For four days, the doctor was convinced his life could end at any moment. When he was reprieved, he vowed to spend every minute living as well as he could, and teaching others to do the same.

Naturally I wanted to know his secret. “There are many,” he said. “Have an ambition — mine is to learn to play golf, when I am 100. Drink plenty of red wine… that is essential. And never be afraid to lie about your age!”

I first visited Japan in 1974, on a tour promoted by an energetic visionary named Junichi Yaoi. On the offchance, I dialled his old number, though I hadn’t called it in more than 20 years. He answered on the first ring.

Junichi always had a brilliant project up his sleeve, and he didn’t disappoint me this time — he has invented a UFO-meter.
280407ufometer

“It reveals if there are any UFOs in the vicinity,” he explained, switching it on. Nothing happened: the lights stayed off.

“It isn’t working,” I said.

“It works perfectly,” he said, with the calm logic that I heard everywhere in Japan — ”you see, there are no UFOs around tonight!” Then he pressed a button, and all the lights flashed furiously.

“Now what’s it doing?” I asked.

“Detecting aliens.
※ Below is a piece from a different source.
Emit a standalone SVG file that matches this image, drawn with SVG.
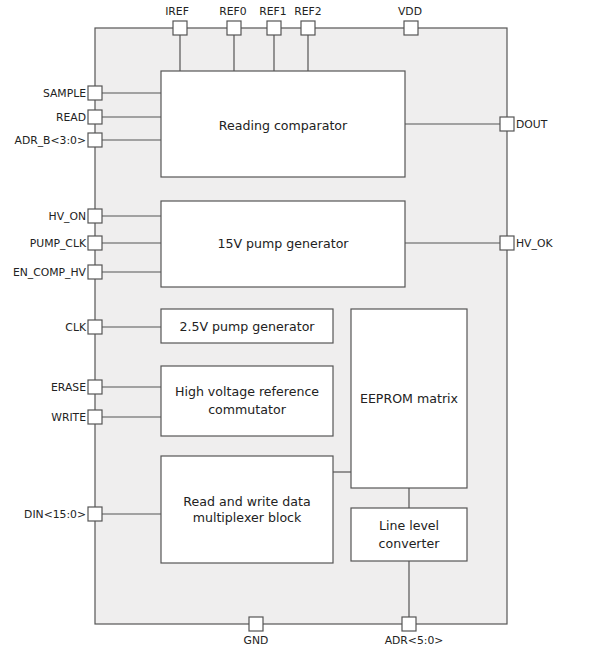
<svg xmlns="http://www.w3.org/2000/svg" width="600" height="662" viewBox="0 0 600 662">
<style>
.chip{fill:#efeeee;stroke:#555;stroke-width:1.2}
.blk{fill:#fff;stroke:#555;stroke-width:1.2}
.pin{fill:#fff;stroke:#555;stroke-width:1.2}
.w{stroke:#555;stroke-width:1.2;fill:none}
.lbl{font-family:"DejaVu Sans",sans-serif;font-size:10.8px;fill:#222}
.t{font-family:"DejaVu Sans",sans-serif;font-size:12.6px;fill:#222;text-anchor:middle}
.r{text-anchor:end}
.m{text-anchor:middle}
</style>
<rect width="600" height="662" fill="#fff"/>
<g id="chip"><rect class="chip" x="95" y="28" width="412" height="596"/></g>
<g id="connectors">
<path class="w" d="M180 28V71M234 28V71M274 28V71M308 28V71"/>
<path class="w" d="M95 93H161M95 117H161M95 140H161"/>
<path class="w" d="M405 124H507"/>
<path class="w" d="M95 216H161M95 243H161M95 272H161"/>
<path class="w" d="M405 243H507"/>
<path class="w" d="M95 327H161"/>
<path class="w" d="M95 387H161M95 417H161"/>
<path class="w" d="M95 514H161"/>
<path class="w" d="M333 472H351"/>
<path class="w" d="M409 488V508M409 561V624"/>
</g>
<g id="reading_comparator"><rect class="blk" x="161" y="71" width="244" height="106"/><text class="t" x="283" y="130">Reading comparator</text></g>
<g id="pump15"><rect class="blk" x="161" y="201" width="244" height="86"/><text class="t" x="283" y="248">15V pump generator</text></g>
<g id="pump25"><rect class="blk" x="161" y="309" width="172" height="34"/><text class="t" x="247" y="331">2.5V pump generator</text></g>
<g id="hvref"><rect class="blk" x="161" y="366" width="172" height="70"/><text class="t" x="247" y="396">High voltage reference</text><text class="t" x="247" y="414">commutator</text></g>
<g id="rwmux"><rect class="blk" x="161" y="456" width="172" height="107"/><text class="t" x="247" y="506">Read and write data</text><text class="t" x="247" y="522">multiplexer block</text></g>
<g id="eeprom"><rect class="blk" x="351" y="309" width="116" height="179"/><text class="t" x="409" y="403">EEPROM matrix</text></g>
<g id="llc"><rect class="blk" x="351" y="508" width="116" height="53"/><text class="t" x="409" y="530">Line level</text><text class="t" x="409" y="548">converter</text></g>
<g id="pins">
<rect class="pin" x="173" y="21" width="14" height="14"/>
<rect class="pin" x="227" y="21" width="14" height="14"/>
<rect class="pin" x="267" y="21" width="14" height="14"/>
<rect class="pin" x="301" y="21" width="14" height="14"/>
<rect class="pin" x="404" y="21" width="14" height="14"/>
<rect class="pin" x="88" y="86" width="14" height="14"/>
<rect class="pin" x="88" y="110" width="14" height="14"/>
<rect class="pin" x="88" y="133" width="14" height="14"/>
<rect class="pin" x="88" y="209" width="14" height="14"/>
<rect class="pin" x="88" y="236" width="14" height="14"/>
<rect class="pin" x="88" y="265" width="14" height="14"/>
<rect class="pin" x="88" y="320" width="14" height="14"/>
<rect class="pin" x="88" y="380" width="14" height="14"/>
<rect class="pin" x="88" y="410" width="14" height="14"/>
<rect class="pin" x="88" y="507" width="14" height="14"/>
<rect class="pin" x="500" y="117" width="14" height="14"/>
<rect class="pin" x="500" y="236" width="14" height="14"/>
<rect class="pin" x="249" y="617" width="14" height="14"/>
<rect class="pin" x="402" y="617" width="14" height="14"/>
</g>
<g id="labels">
<text class="lbl m" x="177" y="15">IREF</text>
<text class="lbl m" x="233" y="15">REF0</text>
<text class="lbl m" x="273" y="15">REF1</text>
<text class="lbl m" x="308" y="15">REF2</text>
<text class="lbl m" x="410" y="15">VDD</text>
<text class="lbl r" x="86" y="97">SAMPLE</text>
<text class="lbl r" x="86" y="121">READ</text>
<text class="lbl r" x="86" y="144">ADR_B&lt;3:0&gt;</text>
<text class="lbl r" x="86" y="220">HV_ON</text>
<text class="lbl r" x="86" y="247">PUMP_CLK</text>
<text class="lbl r" x="86" y="276">EN_COMP_HV</text>
<text class="lbl r" x="86" y="331">CLK</text>
<text class="lbl r" x="86" y="391">ERASE</text>
<text class="lbl r" x="86" y="421">WRITE</text>
<text class="lbl r" x="86" y="518">DIN&lt;15:0&gt;</text>
<text class="lbl" x="516" y="128">DOUT</text>
<text class="lbl" x="516" y="247">HV_OK</text>
<text class="lbl m" x="256" y="644">GND</text>
<text class="lbl m" x="414" y="644">ADR&lt;5:0&gt;</text>
</g>
</svg>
It appears there is a triple-strength alien very close by.” And he gave me a stern look.

Back at our hotel, the Park Royal, I was given a lesson in lateral thinking by the world’s tallest man. His name is Bao Xishun, and he towered above everyone, at 7’9”. Despite his colossal height, he struck me as an unusually humble and graceful man, quietly spoken and very polite.

Bao Xishun was born in Mongolia, to a herdsman’s family, and he speaks no English, but through an interpreter he explained that he had married just three weeks earlier. He’d been lonely for a long time, since the death of his mother, and he’d been placing ads and looking for a partner all over the world — but when he met a saleswoman named Xiang Gonghe, from his hometown of Chifeng, he knew at once that he’d found his soulmate.

I wished them all the happiness in the world, because I know that, whatever the virtues of golf and red wine, it is love that really makes life worth living. And then I was struck by a thought — a honeymoon suite is all very well, but what kind of bed could contain Bao Xishun?

He grinned and held up three fingers. Even a kingsize bed is too short for him, his translator explained… but three kingsize mattresses together are ideal, if he sleeps sideways.


After Tokyo, Shipi and I stopped off in Cannes, to promote worldwide sales of my hit Israeli TV show, The Successor. I knew Sophia Loren owned a home in Cannes, and Brando and Chaplin did too. So the place came as a bit of a disappointment — superficial, plastic and ugly, and incredibly overpriced. A rip-off, in fact: we couldn’t book in for a single night but had to take a room for the week, even though we were just making a 24-hour stop. And the coffee was £8 a cup, and not even very good. We couldn’t get out of there fast enough.